We can do a better job handling things like occlusions, as well as improve the data association, by adding in a temporal filter. A simple, powerful method is to recursively estimate and correct the moving target dynamics through a Kalman filter. Matlab has a page on how to do so for object tracking along with a more general intro page to additional documentation. In corporate the Kalman filter into the overall process, so that detected people have their trajectories predicted.
A Kalman filter is really what would be called an observer in the world of control theory. In some instances it works like how you imagine a filter should. However, in others it goes one step further and can provide filtered outputs of data that hasn't even been measured. That aspect is what makes it an observer. The most important part of the Kalman filter, that gives it the observer property, is the prediction dynamics. Through some nice statistics the prediction is joined with the measurement to create corrected outputs of the system state.

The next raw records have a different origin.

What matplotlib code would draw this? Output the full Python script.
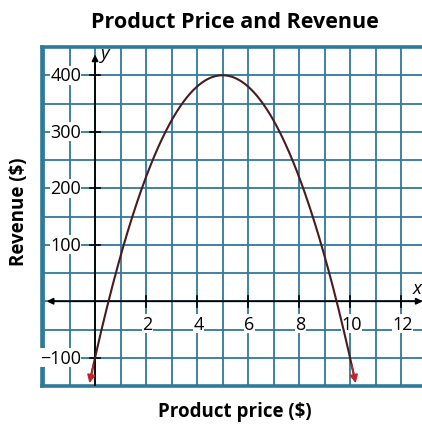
import numpy as np
import matplotlib
matplotlib.use("Agg")
import matplotlib.pyplot as plt

# Data
title = "Product Price and Revenue"
x_label = "Product price ($)"
y_label = "Revenue ($)"
x_tick_values = [2, 4, 6, 8, 10, 12]
y_tick_values = [-100, 100, 200, 300, 400]
# parabola R(x) = a*(x - h)^2 + k
vertex_x = 5.0
vertex_y = 400.0
coef_a = -20.0
curve_x_range = [-0.22, 10.22]

xlim = (-2.08, 12.9)
ylim = (-150, 450)

grid_color = "#2f7a99"
curve_color = "#4a1a1e"
arrow_red = "#c4222c"

plt.rcParams['font.family'] = ['Open Sans', 'DejaVu Sans']

fig = plt.figure(figsize=(4.22, 4.27), dpi=100)
ax = fig.add_axes([42/422, 40/427, 382/422, 339/427])
ax.set_xlim(*xlim)
ax.set_ylim(*ylim)

# grid
for gx in np.arange(-2, 13, 1):
    ax.axvline(gx, color=grid_color, lw=1.3, zorder=1)
for gy in np.arange(-150, 451, 50):
    ax.axhline(gy, color=grid_color, lw=1.3, zorder=1)

for s in ['left', 'top', 'bottom']:
    ax.spines[s].set_color(grid_color)
    ax.spines[s].set_linewidth(2.6)
ax.spines['right'].set_visible(False)
ax.set_xticks([])
ax.set_yticks([])

# axes with arrows
ax.annotate("", xy=(12.85, 0), xytext=(-1.9, 0),
            arrowprops=dict(arrowstyle="<|-|>", color="black", lw=1.3,
                            mutation_scale=9, shrinkA=0, shrinkB=0), zorder=3)
ax.plot([0, 0], [-150, 420], color="black", lw=1.3, zorder=3)
ax.annotate("", xy=(0, 437), xytext=(0, 410),
            arrowprops=dict(arrowstyle="-|>", color="black", lw=1.3,
                            mutation_scale=9, shrinkA=0, shrinkB=0), zorder=3)
ax.text(0.22, 440, "y", fontsize=13.5, style='italic', ha='left', va='center', zorder=4)
ax.text(12.62, 24, "x", fontsize=13.5, style='italic', ha='center', va='center', zorder=4)

# tick marks and labels
for v in x_tick_values:
    ax.plot([v, v], [-10, 10], color="black", lw=1.2, zorder=3)
    ax.text(v + 0.05, -40, str(v), fontsize=13, ha='center', va='center', zorder=4,
            bbox=dict(facecolor='white', edgecolor='none', pad=0.2))
for v in y_tick_values:
    ax.plot([-0.2, 0.2], [v, v], color="black", lw=1.2, zorder=3)
    lab = str(v).replace('-', '\u2212')
    ax.text(-0.55, v, lab, fontsize=13, ha='right', va='center', zorder=4,
            bbox=dict(facecolor='white', edgecolor='none', pad=0.2))

# curve
xs = np.linspace(curve_x_range[0], curve_x_range[1], 400)
ys = coef_a * (xs - vertex_x) ** 2 + vertex_y
ax.plot(xs[3:-3], ys[3:-3], color=curve_color, lw=1.5, zorder=5, clip_on=False)
for i0, i1 in [(6, 0), (-7, -1)]:
    ax.annotate("", xy=(xs[i1], ys[i1]), xytext=(xs[i0], ys[i0]),
                arrowprops=dict(arrowstyle="-|>", color=arrow_red, lw=1.2,
                                mutation_scale=12, shrinkA=0, shrinkB=0),
                zorder=6, annotation_clip=False)

fig.text(235 / 422, 1 - 22 / 427, title, fontsize=15.5, fontweight='bold',
         ha='center', va='center')
fig.text(235 / 422, 1 - 412 / 427, x_label, fontsize=13.5, fontweight='bold',
         ha='center', va='center')
fig.text(19 / 422, 1 - 212 / 427, y_label, fontsize=13.5, fontweight='bold',
         ha='center', va='center', rotation=90)

fig.savefig("out.png", dpi=100)
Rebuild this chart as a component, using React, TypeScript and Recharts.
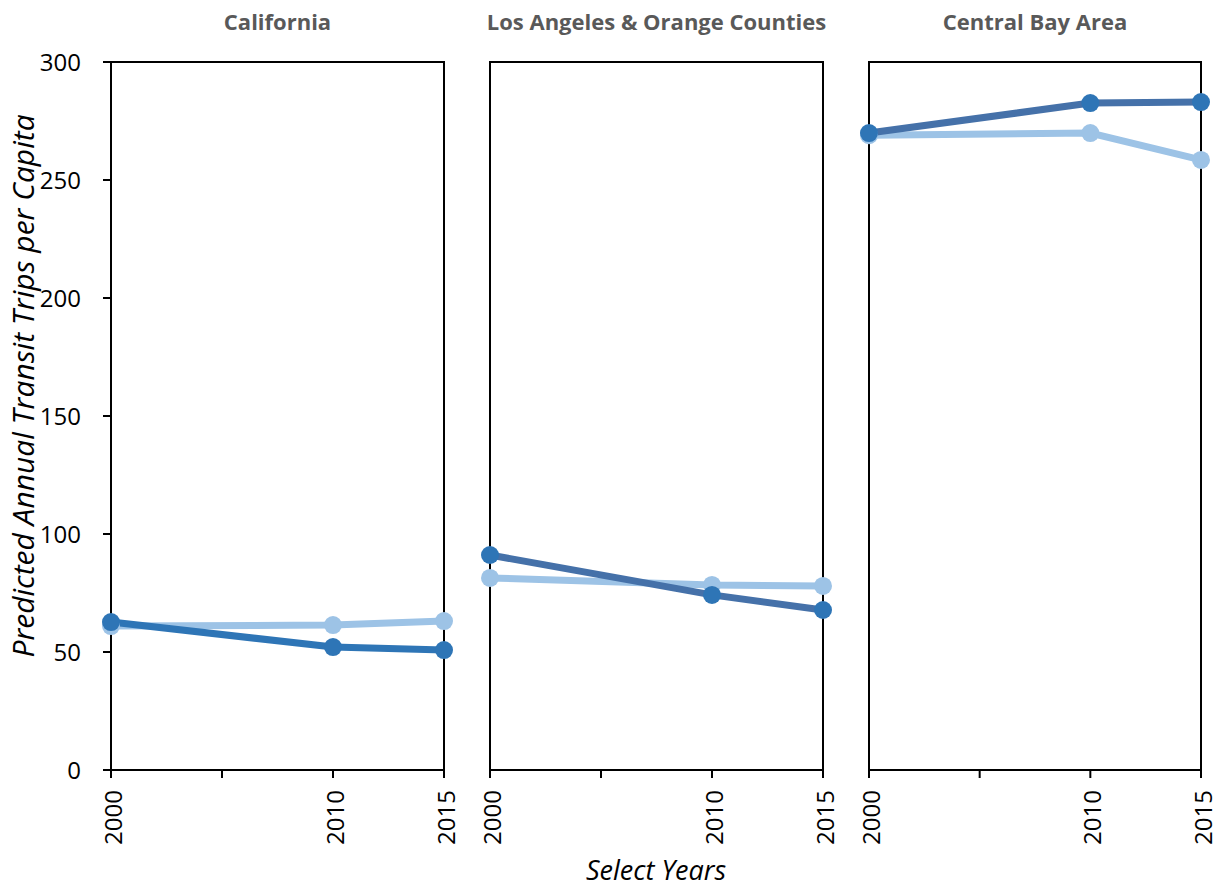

Explore and Deliverable: The Matlab version allows you to specify different prediction dynamics. These include a constant velocity model and a constant acceleration model. How do they differ mathematically? How do they differ in implementation? For one video quantitatively evaluate the different outcomes like before: use your known count of people in and out from before and compare to what the two versions output. In addition to the prediction models, the Kalman filter has some covariance parameters that arise from the probabilistic derivation of the Kalman filter. What role do they play? What are the main two covariance parameters and what do they mean? How sensitive is the system to these two covariance parameters?
Additional Task: For the future activities, we will need a body of test cases. Your assignment is to generate the data set of test cases. The next module will explore something in addition to spatio-temporal filtering for maintaining track of objects. It will be person identification, or better put, person re-identification. Testing out this concept will require collecting pairs of images that correspond to the same person. From the three videos, and your background estimation-based tracking, extract the image regions associated to the bounding boxes of individual people. Also, extract the bounding boxes for the binary foreground blob regions. If you do this, you should have four cropped images, two of the same person and two of that person's blob. Collect this information for 20 people, only 2 of which are from the mandatory video, 8 from your selected video pair, and 10 more from other videos you choose from the collection of videos available.
Save them all in a Matlab file in a structure array called peopleA
and peopleB
, where peopleA
contains one image of each person, and peopleB
contains the second. The ordering should match, as in the structure element peopleA(1).person
should be the same person as in peopleB(1).person
, where the person
field has the cropped image region of the person based on the bounding box. The structure field labeled fgblob
should be the binary mask from the foreground detection. When applied as a mask, it should give the person region only (in principle).